L’exposition Hicham Berrada 74803 jours à l’abbaye de Maubuisson prend fin dans dix jours, le 24 juin. Un ouvrage vient dêtre publié à cette occasion par les éditions Lienart.
Le temps du regard.
Présage (vidéo, 2017) est un état du travail que poursuit Hicham Berrada depuis plusieurs années et qui peut prendre différents aspects. Le principe consiste à provoquer des réactions chimiques à partir de substances inorganiques qu’il introduit, les unes après les autres, dans un milieu aqueux dont il contrôle les propriétés, le pH, la viscosité, la température, afin d’obtenir des « paysages chimiques » en mouvement. A partir de ce protocole, les formes produites dépendront du dispositif, du déroulement et de la durée de l’événement, perçu en temps réel ou différé.
On se souviendra peut-être des aquariums encastrés dans le mur d’une salle obscure à la Fondation EDF lors de l’exposition Climats artificiels (2015), comme une série de tableaux lumineux. Leur taille relativement modeste induisait avec le spectateur qui déambulait de l’un à l’autre, une relation d’intimité. A travers la paroi de verre, il contemplait, sous le faisceau d’un éclairage lunaire, autant de mondes clos de formes et de couleurs, et leur très lente évolution que rien ne venait accélérer ni interrompre.
Lors des performances, par contre, l’artiste agit devant le public, utilisant des béchers posés sur un plateau tournant devant une petite caméra, changeant parfois de récipient pour proposer de nouvelles configurations, tout cela à un rythme rapide. Les images captées sont projetées sur un grand écran, permettant aux spectateurs de suivre en temps réel les évolutions et mutations de la matière. En de multiples lieux, jardins de la Villa Medicis, Abattoirs de Toulouse, Institut Français de Casablanca, MACVAL en 2014, l’artiste était accompagné par le compositeur Laurent Durupt qui, dans une démarche comparable, produisait en direct les sons obtenus avec un hydrophone immergé dans un cristallisoir (voir sur Viméo le film réalisé au MACVAL). A Maubuisson, une performance semblable s’est déroulée à l’occasion de la Nuit Blanche en octobre dernier.
Dans tous les cas, Hicham Berrada, comme le jardinier qui compose, dans les deux sens du terme, avec la nature, en s’appuyant bien sûr sur l’expérience acquise dans la manipulation des diverses substances, ne fait que concevoir un programme propre à engendrer un enchaînement de phénomènes, en partie seulement prévisibles, et dont il est le premier spectateur.

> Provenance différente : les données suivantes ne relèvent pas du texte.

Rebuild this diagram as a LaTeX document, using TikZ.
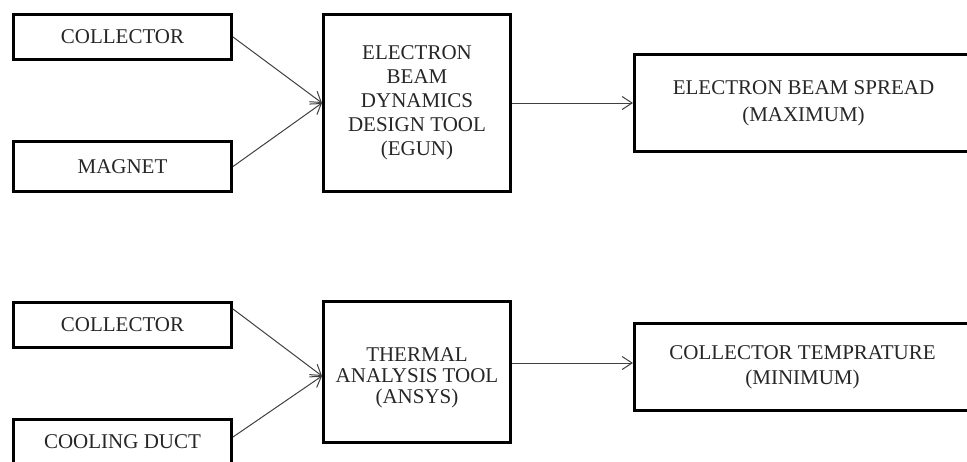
\documentclass[tikz,border=0pt]{standalone}
\usepackage{fontspec}
\setmainfont{Liberation Serif}
\usetikzlibrary{arrows.meta,calc}
\tikzset{
  blk/.style={draw=black, line width=2.6pt, rectangle, inner sep=2pt, align=center,
    text=black!85, font=\fontsize{21}{24}\selectfont},
  conn/.style={draw=black!75, line width=1pt, -{Straight Barb[length=10pt,width=13pt]}}
}
\begin{document}
\begin{tikzpicture}[x=1pt,y=-1pt]
\useasboundingbox (0,0) rectangle (967,461);
\begin{scope}
\clip (0,0) rectangle (967,461);
% top row
\node[blk, minimum width=218.4pt, minimum height=45.4pt] (c1) at (122.5,37) {COLLECTOR};
\node[blk, minimum width=218.4pt, minimum height=50.4pt] (mag) at (122.5,166.5) {MAGNET};
\node[blk, minimum width=187.4pt, minimum height=177.4pt] (egun) at (417,103)
  {ELECTRON\\BEAM\\DYNAMICS\\DESIGN TOOL\\(EGUN)};
\node[blk, minimum width=338.4pt, minimum height=97.4pt, font=\fontsize{21}{27}\selectfont] (spread) at (803.5,103)
  {ELECTRON BEAM SPREAD\\(MAXIMUM)};
% bottom row
\node[blk, minimum width=218.4pt, minimum height=45.4pt] (c2) at (122.5,325) {COLLECTOR};
\node[blk, minimum width=218.4pt, minimum height=45.4pt] (duct) at (122.5,442) {COOLING DUCT};
\node[blk, minimum width=187.4pt, minimum height=141.4pt, font=\fontsize{21}{21}\selectfont] (ansys) at (417,372)
  {\raisebox{-11pt}[0pt][0pt]{\begin{tabular}{@{}c@{}}THERMAL\\ANALYSIS TOOL\\(ANSYS)\end{tabular}}};
\node[blk, minimum width=336.4pt, minimum height=87.4pt, font=\fontsize{21}{25}\selectfont] (temp) at (802.5,367)
  {COLLECTOR TEMPRATURE\\(MINIMUM)};
\end{scope}
% connectors
\coordinate (a2) at ($(ansys.west)+(0,4)$);
\coordinate (s2) at ($(c2.north east)+(0,8)$);
\coordinate (s3) at ($(duct.north east)+(0,19)$);
\coordinate (t1) at ($(temp.west)+(0,-4)$);
\draw[conn] (c1.east) -- (egun.west);
\draw[conn] (mag.east) -- (egun.west);
\draw[conn] (egun.east) -- (egun.east -| spread.west);
\draw[conn] (s2) -- (a2);
\draw[conn] (s3) -- (a2);
\draw[conn] (t1 -| ansys.east) -- (t1);
\end{tikzpicture}
\end{document}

Avec la vidéo projetée à Maubuisson dans les anciennes latrines de l’abbaye, la taille imposante de la projection et l’effacement du contenant induisent une relation, encore différente de celles précédemment évoquées, d’immersion visuelle dans un univers obéissant à des lois inconnues et dont la genèse nous échappe. Surgissements, collisions, concrétions, dilutions, se succèdent sans interruption. Pluies de paillettes ou de pétales, voies lactées, forêts de cristal qui s’élèvent soudain sur le fond puis disparaissent, serpentins aux brusques déroulements, fumées, fumerolles, brouillards épais, voiles de bulles, perles au sommet d’une tige comme un œil à l’extrémité d’une antenne, corolles de méduses, récifs coralliens en expansion, nuages tournant lentement sur un ciel nocturne traversé de lueurs d’orage… Deux aspects dominent : la stupéfiante animalité des mouvements de ces matières inorganiques, qui se déploient prudemment ou violemment, hésitent, s’élancent, procèdent par saccade, et la référence constante, sinon au paysage naturel, du moins à ses représentations. On songe aussi à ce qu’on pourrait appeler la survivance du paysage dans la peinture abstraite. Quoi qu’il en soit, peut-être, ressentira-t-on à la longue ce même sentiment de prodigalité vaine et d’invraisemblable gratuité qui nous saisit parfois devant le pullulement des formes naturelles, peut-être plus effrayant encore que le « silence éternel (des) espaces infinis ».